There is nothing worse than that sinking feeling knowing you got scammed on your travels.
Learning about popular travel scams and being aware of how to avoid them (without being paranoid!), is the way to go!
Have you ever hopped into a taxi and been told that the meter isn't working and you'll have to fork over a set fare?
If so, chances are you were scammed into paying a lot more for your taxi trip.
Unfortunately, this scam is a popular one worldwide.
It can be easily avoided by refusing to ride unless the meter is switched on.
If there are no other taxis around, negotiate a fixed price that you're happy to pay.
Pretending to walk away is an excellent tactic to get the price down to something reasonable.
Another popular scam to watch out for is taxi drivers or guides insisting that your intended destination is closed.

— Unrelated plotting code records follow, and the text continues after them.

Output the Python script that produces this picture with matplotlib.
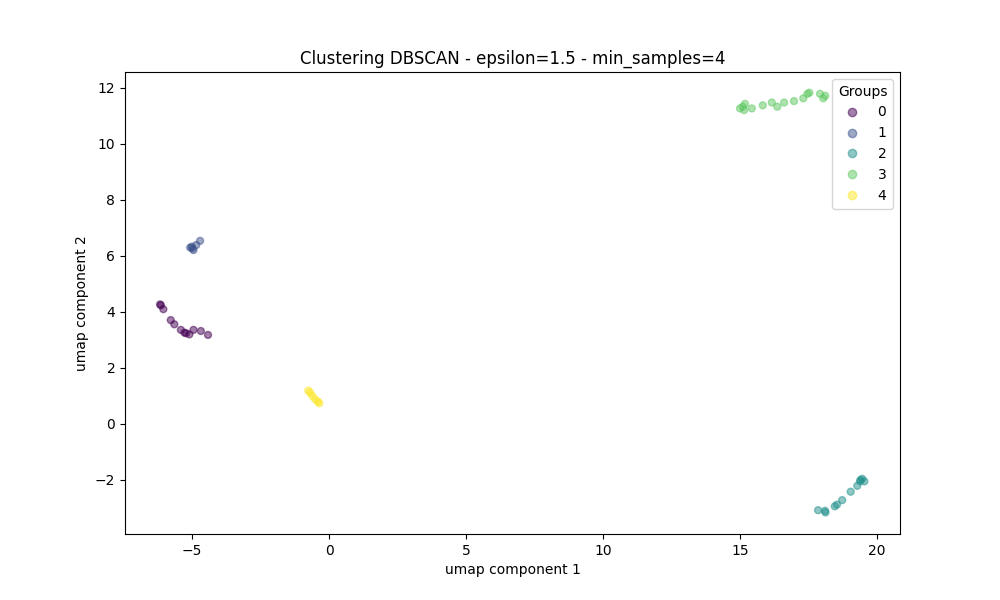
import numpy as np
import matplotlib.pyplot as plt

# Coordenadas UMAP, por grupo
x0 = [-6.17, -6.14, -6.05, -5.78, -5.65, -5.41, -5.28, -5.22, -5.10, -4.95, -4.68, -4.42]
y0 = [4.27, 4.24, 4.10, 3.71, 3.56, 3.36, 3.26, 3.24, 3.20, 3.36, 3.32, 3.18]

x1 = [-5.07, -5.01, -4.99, -4.95, -4.85, -4.71]
y1 = [6.30, 6.33, 6.27, 6.21, 6.39, 6.54]

x2 = [17.85, 18.10, 18.12, 18.46, 18.54, 18.73, 19.04, 19.28, 19.40, 19.46, 19.54, 19.38]
y2 = [-3.08, -3.10, -3.16, -2.94, -2.88, -2.72, -2.42, -2.21, -2.00, -1.96, -2.05, -2.05]

x3 = [15.00, 15.10, 15.18, 15.15, 15.43, 15.83, 16.16, 16.36, 16.61, 16.97,
      17.31, 17.46, 17.53, 17.92, 18.04, 18.11]
y3 = [11.27, 11.33, 11.43, 11.21, 11.27, 11.38, 11.48, 11.33, 11.48, 11.53,
      11.63, 11.79, 11.83, 11.79, 11.63, 11.72]

x4 = [-0.76, -0.69, -0.61, -0.51, -0.41, -0.36]
y4 = [1.19, 1.12, 1.00, 0.88, 0.80, 0.74]

grupos_x = [x0, x1, x2, x3, x4]
grupos_y = [y0, y1, y2, y3, y4]

# Juntar todo con su etiqueta
X = np.concatenate(grupos_x)
Y = np.concatenate(grupos_y)
etiquetas = np.concatenate([np.full(len(gx), i) for i, gx in enumerate(grupos_x)])

fig, ax = plt.subplots(figsize=(10, 6), dpi=100)
sc = ax.scatter(X, Y, c=etiquetas, cmap="viridis", vmin=0, vmax=4, s=25, alpha=0.5)
ax.set_title("Clustering DBSCAN - epsilon=1.5 - min_samples=4")
ax.set_xlabel("umap component 1")
ax.set_ylabel("umap component 2")
ax.set_xlim(-7.45, 20.84)
ax.set_ylim(-3.93, 12.57)

handles, labels = sc.legend_elements()
ax.legend(handles, labels, title="Groups", loc="upper right")

plt.savefig("out.png")
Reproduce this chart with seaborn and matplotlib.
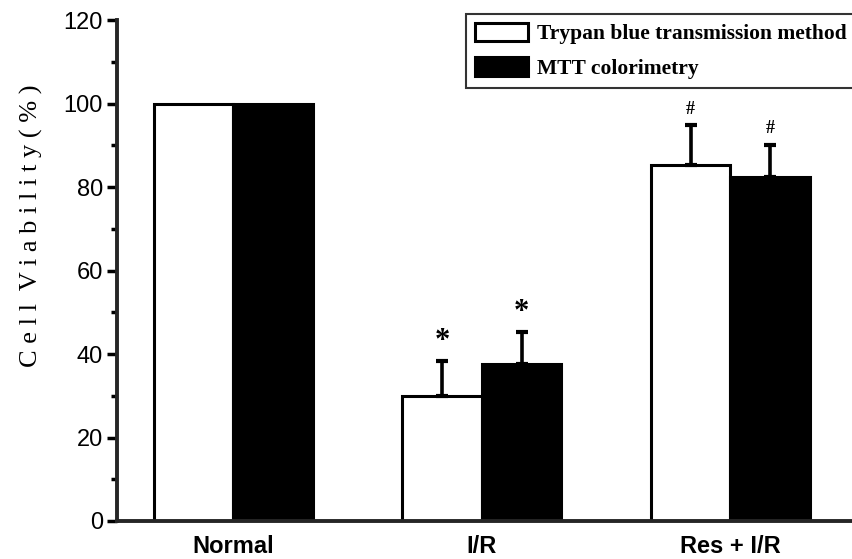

Instead, they whisk you away to another location - usually to a place where they receive a commission.
You might also be paraded around a shop (owned by their relatives or friends), or taken to an attraction and pushed into paying an exorbitant entry fee.
Play it friendly, say thank you and insist that you are happy to go to your original location.
You can always check with your hotel before venturing out for the day about information for popular tourist sites.
They will likely give you the low down if there are in fact any closures or things you need to know before visiting.
A common way for scalpers to earn a quick dollar - especially in Arabic countries - is women insisting on giving you a free henna tattoo.
They do so by often grabbing your arm and quickly doing a hack-job design.
They will then ask for money for the tattoo, and in some unfortunate cases, become quite aggressive until you hand over the cash.
A good way to avoid getting some unwanted henna tattoo work is to be firm with your “No thanks”. Put your hands in your pockets and avoid making eye-contact, too.
This scam is particularly popular in Morocco and Egypt - so watch out!
Been caught up with a delayed or cancelled flight? That can sometimes feel like you're being ripped off. Get to know your passenger rights for cancelled or delayed flights around the world and see if you're entitled to compensation.
Local entrepreneurial types have been known to collect empty water bottles from bins, fill them from a tap and sell them icy-cold from a tub of ice at favourite tourist sites.
While not as malicious or expensive as other scams, this one could make you sick if you end up drinking the local water when you’re not supposed to. Especially in destinations in Southeast Asia, Africa and South America.
Make sure you check that the bottle of water you buy is properly sealed, otherwise don’t buy it!
You should avoid drinking tap water in many countries around the world, particularly in Southeast Asia. See our other tips for avoiding the dreaded Bali Belly.
Sit long enough in a bustling square, and you might see this one play out to unsuspecting tourists.
It’s almost like a theatre show if you ignore the poor person reaching for their purse.
A seller, usually a cute little boy or girl, will get their goods knocked over by a careless passerby.
There will be a bit of a commotion, and the seller will be left distraught and in tears over the spoiled goods.
Kindly, tourists will open their wallets and voila! The child will cheer up and head on their merry way.
Wait long enough and you’ll see them back again, setting up the biscuits they have collected from the dirt.
A scam that is quite easy to spot at tourist destinations around the world, is a "guide" who will insist they take you around your destination.
If you don’t agree upon the price upfront, you might find yourself shelling out some serious cash.
Check what other visitors are doing before agreeing to anything.
You may not even need a guide at all. Take an information brochure or grab an audio headset and you’re set!
Falling victim to scams overseas can put a dampener on your trip. Even more so if it relates to your money. Find out what to do if your bank card gets skimmed overseas.
One of the more malicious scams will involve people ‘selling’ you back your belongings.
Drop your phone, and a sneaky scammer could pick it up and charge you a whole lot just to get it back.
Be careful with your belongings and always be aware of your valuables - so you hopefully don’t fall into this trap!
While getting scammed can be a shock to even the savviest traveller, some street smarts and careful pre-trip research can help you avoid most situations.